Mudflats, or otherwise known as tidal flats, are coastal wetlands that form when mud is left behind by tides or rivers. They’re found in sheltered regions such as bayous, lagoons, estuaries, and bays. Mudflats might be seen geologically as exposed layers of bay mud, a result from :
- the deposition of estuarine silts
- marine animal detritus
The majority of the sediment in a mudflat is within the intertidal zone, therefore the flat is submerged and exposed about twice per day.
Need for Mudflats conservation:
- Vanishing of Mudflats: If the mudflats are not protected and restored, Kadalundi will vanish from the global map as a prominent destination of migrant shorebirds in a few years.
- Biodiversity conservation: It is the abundance of prey such as polychaetes and crustaceans in the mudflats that attract a wide variety of migrant shorebirds to Kadalundi from places such as Siberia, Ladakh, Mongolia, and Scotland.
Efforts to conserve mudflats:
- Ecotourism: Efforts are on to popularise ecotourism in the Kadalundi-Vallikunnu Community Reserve (KVCR) by widening the expanse of mangroves.
- Encroaching mangroves: The 154-hectare KVCR had less than 50 hectares of mangroves until a few years ago, but these trees that thrive in salt water have proliferated so fast that they currently occupy more than 60 hectares.
- Decline in prey: The sedimentation of sand on mudflats not only brings down the amount of prey there, but also helps mangroves easily proliferate.
- Invasive Characteristics: The viviparous mangroves of Kadalundi, according to researchers, have been displaying an aggressively invasive behaviour.
- Mangrove vs Mudflat in carbon sequestration: The mangrove lobby has been raising carbon sequestration as the key environmental factor for its promotion. But people often underestimate the significance of soil and mud in carbon sequestration. Soil contains nearly twice the amount of carbon compared to the combination of the atmosphere, vegetation, and animals.
- Wetlands and grasslands: Studies show that wetlands and grasslands have the capacity to sequester more carbon than many types of forests.
Importance of Kadalundi:
- The mangroves of Kadalundi never attract shorebirds coming from colder regions.
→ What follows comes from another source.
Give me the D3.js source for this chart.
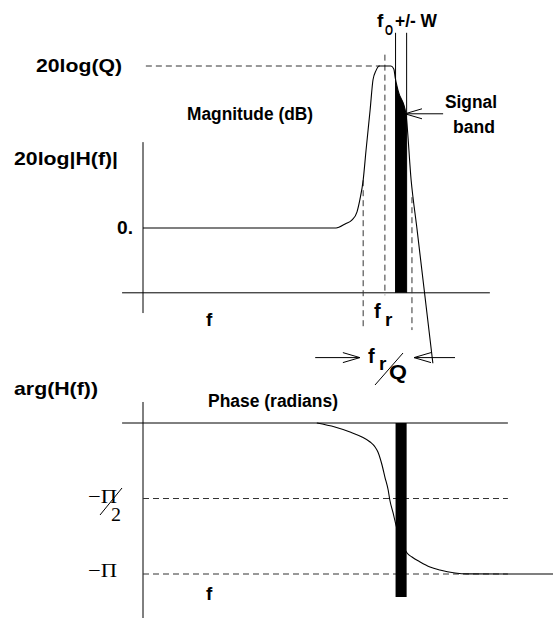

- They prefer open mudflats where they are safe from predators.
- When the research was started in 2005, there were large congregations of migrant species such as the lesser sand plover, greater sand plover, common sandpiper, whimbrel, Eurasian curlew, common redshank, common greenshank, Kentish plover, Terek sandpiper, dunlin, and sanderling foraging voraciously during low tide.
- But now the prey depletion, because of sandbanks and mangrove proliferation, is forcing them to stay away from the mudflats.
- Tree plantation: Haphazard tree planting without proper understanding is never advisable.
- Holistic approach: It is crucial to adopt a holistic approach that prioritises the protection of intact ecosystems and focuses on restoring the functionality of degraded ecosystems.